There is scope to earn the required extra tradeable points if the applicant is paid less than the general threshold or the going rate, provided they are paid at least £20,480.The applicant may earn points if they have a job offer in a specific shortage occupation (as recommended by the Migration Advisory Committee) or a PhD qualification relevant to the job.

There are also different minimum salary rules for workers in certain health or education jobs, and for “new entrants” at the start of their career. The salary requirement for new entrants will be 30% lower than the rate for experienced workers in any occupation, although the minimum of £20,480 must always be met.

The UK Government will retain the ability to widen the number of attributes that will score tradeable points to enable it to meet the needs of the economy. However, the mandatory requirements will not be tradeable.

A person who has at least 80% or 90% of the relevant salary for their occupation (whether that is the £25,600 threshold or the going rate), and therefore scores 0 or 10 points for their salary, could make up the points elsewhere by scoring points for another attribute; for instance: working in a shortage occupation or having a relevant PhD.

The Going Rate

These rates are based on the 25th percentile of earnings in the UK data drawn from the Annual Survey of Hours and Earnings (ASHE) which is updated annually by the Office for National Statistics, normally at the end of October.

Skilled workers are entitled to the same minimum rates as other UK workers, although the salary thresholds for some occupations may change between now and the new route being launched.

Who Can Visit The UK?

At the end of the transition period, free movement will end, and EU citizens will be required to adhere to the new immigration system.

The UK Government wants to ensure legitimate travellers who support the UK economy and enrich society and culture can continue to come to the UK smoothly in the future.

In most cases, visitors will be able to come to the UK for up to six months. A visitor may enter the UK multiple times during that period, but they may not live in the UK by means of repeat or continuous visits, nor will they be able to work or access public funds. Currently, they may not study for more than 30 days.

The UK’s visitor rules already permit a wide range of activities, in addition to tourism and seeing family, that visitors can undertake. Business personnel can travel to the UK for meetings and to negotiate and sign business contracts; leading academics can present their latest research; or scientists, for example, can share their knowledge with colleagues on international projects.

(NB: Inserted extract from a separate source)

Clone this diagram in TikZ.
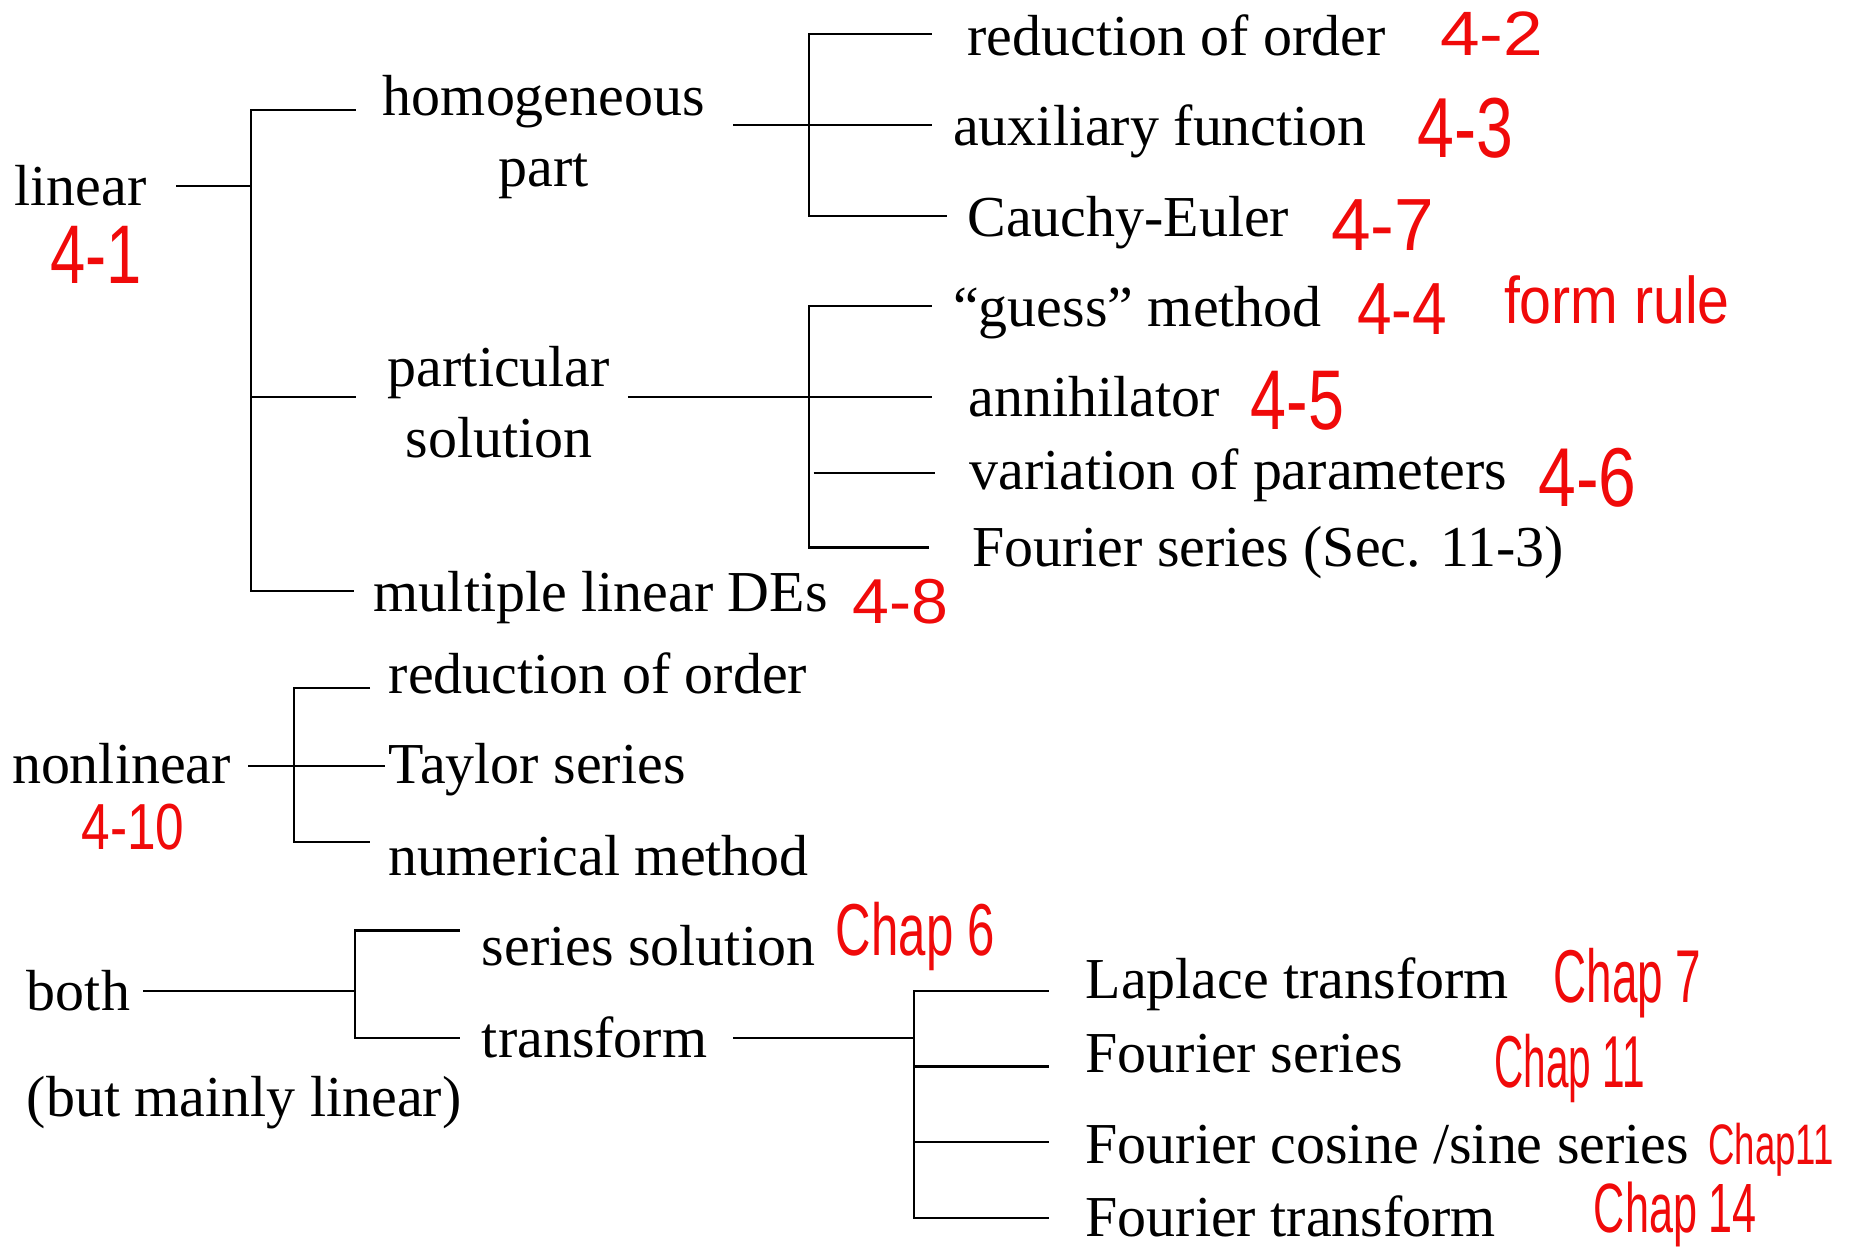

People employed overseas can come and support companies who have bought goods from their company or to collaborate with a UK business which is supplying their employer overseas. The UK Government will continue to engage with stakeholders to further understand how the visitor rules can be improved and simplified.

Who Can Apply?

Anyone can apply to visit the UK. They must either apply for a visa before arrival or seek leave to enter at the UK border. Visa nationals can apply anywhere outside the UK. Non-visa nationals (citizens of countries not listed) can apply at the UK border. The UK Government is intent on enabling EU and Switzerland citizen to visit the UK without a visa.